В более позитивном ключе редакторы архитектурного журнала PRECIS 6 [1987, p. 7–24] рассматривают постмодернизм как легитимную реакцию на «монотомию»[22] универсальных представлений о мире в модернизме. «Воспринимаемый, как правило, в качестве позитивистского, техноцентристского и рационалистического, универсальный модернизм отождествлялся с верой в линейный прогресс, абсолютные истины, рациональное планирование идеальных социальных порядков и стандартизацию знания и производства». Постмодернизм, напротив, отдает предпочтение «гетерогенности и различию как освободительным силам в переопределении культурного дискурса». Фрагментация, отсутствие предопределенности и масштабное недоверие ко всем универсальным или «тотализирующим» дискурсам (используя излюбленные выражения) суть признаки постмодернистской мысли.
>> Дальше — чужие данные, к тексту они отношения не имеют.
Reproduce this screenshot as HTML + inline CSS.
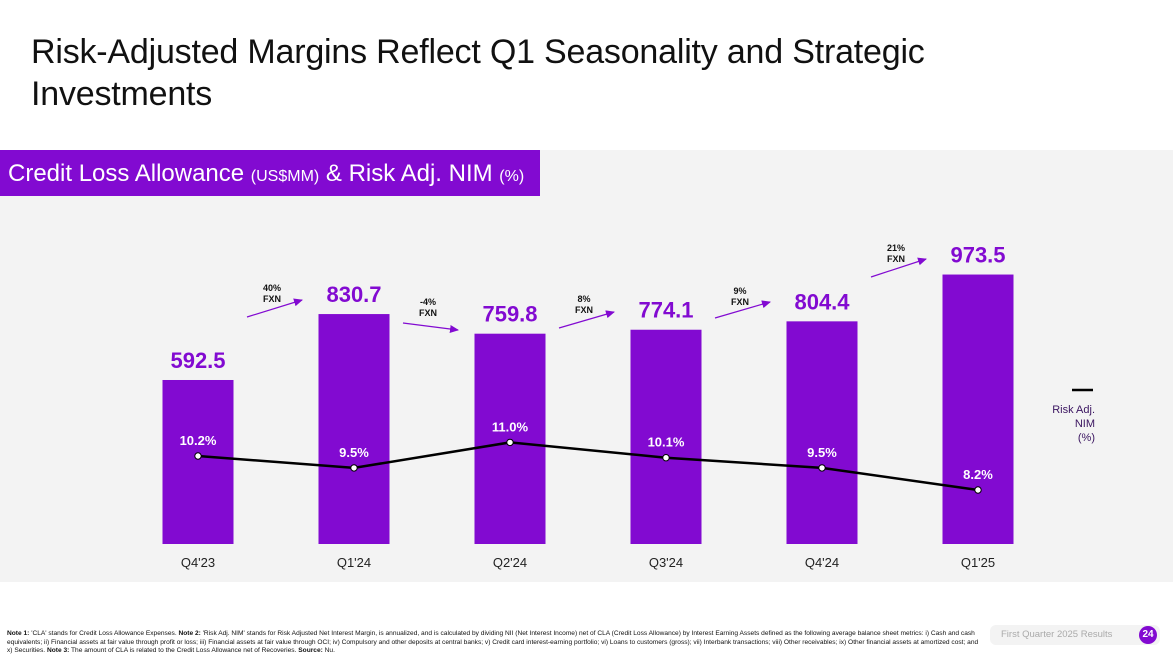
<!DOCTYPE html>
<html><head><meta charset="utf-8">
<style>
body{margin:0;width:1173px;height:660px;background:#fff;font-family:"Liberation Sans",sans-serif;overflow:hidden;position:relative}
#title{position:absolute;left:31px;top:31px;font-size:34px;line-height:42px;color:#111;letter-spacing:-0.2px}
#panel{position:absolute;left:0;top:150px;width:1173px;height:432px;background:#f3f3f3}
#hdr{position:absolute;left:0;top:150px;width:540px;height:46px;background:#820ad1;color:#fff;font-size:24px;line-height:48px;padding-left:8px;box-sizing:border-box;white-space:nowrap}
#hdr small{font-size:16px}
#notes{position:absolute;left:7px;top:630px;width:975px;font-size:6.6px;line-height:8.5px;color:#111}
#footer{position:absolute;left:990px;top:625px;width:170px;height:20px;background:#f3f3f3;border-radius:6px;font-size:9.5px;color:#aaa;line-height:20px;padding-left:11px;box-sizing:border-box}
#pg{position:absolute;left:1139px;top:626px;width:18px;height:18px;border-radius:9px;background:#820ad1;color:#fff;font-size:10px;font-weight:bold;text-align:center;line-height:18px}
svg{position:absolute;left:0;top:0}
</style></head><body>
<div id="title">Risk-Adjusted Margins Reflect Q1 Seasonality and Strategic<br>Investments</div>
<div id="panel"></div>
<div id="hdr">Credit Loss Allowance <small>(US$MM)</small> &amp; Risk Adj. NIM <small>(%)</small></div>
<svg id="chart" width="1173" height="660"></svg>
<div id="notes"><b>Note 1:</b> 'CLA' stands for Credit Loss Allowance Expenses. <b>Note 2:</b> 'Risk Adj. NIM' stands for Risk Adjusted Net Interest Margin, is annualized, and is calculated by dividing NII (Net Interest Income) net of CLA (Credit Loss Allowance) by Interest Earning Assets defined as the following average balance sheet metrics: i) Cash and cash equivalents; ii) Financial assets at fair value through profit or loss; iii) Financial assets at fair value through OCI; iv) Compulsory and other deposits at central banks; v) Credit card interest-earning portfolio; vi) Loans to customers (gross); vii) Interbank transactions; viii) Other receivables; ix) Other financial assets at amortized cost; and x) Securities. <b>Note 3:</b> The amount of CLA is related to the Credit Loss Allowance net of Recoveries. <b>Source:</b> Nu.</div>
<div id="footer">First Quarter 2025 Results</div>
<div id="pg">24</div>
<script>
const categories=["Q4'23","Q1'24","Q2'24","Q3'24","Q4'24","Q1'25"];
const claValues=[592.5,830.7,759.8,774.1,804.4,973.5];
const nimValues=[10.2,9.5,11.0,10.1,9.5,8.2];
const nimLabels=["10.2%","9.5%","11.0%","10.1%","9.5%","8.2%"];
const growthLabels=["40%","-4%","8%","9%","21%"];
const NS="http://www.w3.org/2000/svg";
const svg=document.getElementById('chart');
const base=544, x0=198, step=156, bw=71;
const xS=i=>x0+i*step;
const yBar=v=>base-v*0.2768;
const yNim=v=>456-(v-10.2)*17;
// annotation layout (arrow start/end y, label y) – layout only
const arrowLayout=[[317,300,288],[323,330,302],[328,312,299],[318,302,291],[277,259,248]];
function mk(t,a,p){const e=document.createElementNS(NS,t);for(const k in a)e.setAttribute(k,a[k]);(p||svg).appendChild(e);return e;}
const defs=mk('defs',{});
const m=mk('marker',{id:'ah',markerWidth:9,markerHeight:8,refX:8,refY:4,orient:'auto',markerUnits:'userSpaceOnUse'},defs);
mk('path',{d:'M0,0 L9,4 L0,8 Z',fill:'#820ad1'},m);
claValues.forEach((v,i)=>{
 const r=mk('rect',{x:xS(i)-bw/2,y:yBar(v),width:bw,height:base-yBar(v),fill:'#820ad1'});
 
 
 const t=mk('text',{x:xS(i),y:yBar(v)-12,'text-anchor':'middle','font-size':22,'font-weight':'bold',fill:'#820ad1'});
 t.textContent=v.toFixed(1);
 
 
 const c=mk('text',{x:xS(i),y:567,'text-anchor':'middle','font-size':13,fill:'#222'});
 c.textContent=categories[i];
 
 
});
growthLabels.forEach((g,i)=>{
 const [sy,ey,ly]=arrowLayout[i];
 const xa=xS(i)+49, xb=xS(i+1)-52;
 const ln=mk('line',{x1:xa,y1:sy,x2:xb,y2:ey,stroke:'#820ad1','stroke-width':1.2,'marker-end':'url(#ah)'});
 
 
 const mx=(xS(i)+xS(i+1))/2-4;
 const t=mk('text',{x:mx,y:ly+3,'text-anchor':'middle','font-size':9,'font-weight':'bold',fill:'#111'});
 t.textContent=g;
 
 
 const t2=mk('text',{x:mx,y:ly+14,'text-anchor':'middle','font-size':9,'font-weight':'bold',fill:'#111'});
 t2.textContent='FXN';
 
 
});
const pl=mk('polyline',{points:nimValues.map((v,i)=>xS(i)+','+yNim(v)).join(' '),fill:'none',stroke:'#000','stroke-width':2.5});


nimValues.forEach((v,i)=>{
 const c=mk('circle',{cx:xS(i),cy:yNim(v),r:3.2,fill:'#fff',stroke:'#000','stroke-width':1});
 
 
 const t=mk('text',{x:xS(i),y:yNim(v)-11,'text-anchor':'middle','font-size':13,'font-weight':'bold',fill:'#fff'});
 t.textContent=nimLabels[i];
 
 
});
const lg=mk('line',{x1:1072,y1:390,x2:1093,y2:390,stroke:'#000','stroke-width':2.5});


["Risk Adj.","NIM","(%)"].forEach((s,i)=>{
 const t=mk('text',{x:1095,y:413+i*14,'text-anchor':'end','font-size':11,fill:'#3a1460'});
 t.textContent=s;
 
 
});
</script>
</body></html>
Переоткрытие прагматизма в философии (см., например: [Rorty, 1979; Рорти, 1997]); сдвиг в идейных доктринах философии науки, осуществленный Томасом Куном [Kuhn, 1962; Кун, 2003] и Полом Фейерабендом [Feyerabend, 1975; Фейерабенд, 2007]; акцент Фуко на прерывистости и различии в истории и отдаваемое им же предпочтение «полиморфным корреляциям вместо простой или сложной причинности»; новые тенденции в математике, делающие акцент на непреднамеренности (теория катастроф и хаоса, фрактальная геометрия); в очередной раз возникший вопрос о значимости и достоинстве «другого» в этике, политике и антропологии, – все это признаки широко распространившегося и глубокого сдвига в «структуре чувства». Все эти примеры объединяет отказ от «метанарративов» (крупномасштабных теоретических интерпретаций, подразумевающих универсальное применение), что ведет Иглтона к следующему заключению в его описании постмодернизма:
Постмодернизм сигнализирует о смерти таких «метанарративов», скрытые террористические функции которых предполагали обоснование и легитимацию иллюзии «универсальной» человеческой истории. Сейчас мы находимся в процессе пробуждения от ночного кошмара модерна, с его манипулятивным разумом и фетишем тотальности, и перехода к невозмутимому плюрализму постмодерна, этого гетерогенного ряда жизненных стилей и языковых игр, который отверг ностальгическое стремление тотализировать и легитимировать самое себя… Наука и философия должны избавиться от своих грандиозных метафизических притязаний и посмотреть на себя более скромно – как просто на очередной набор нарративов.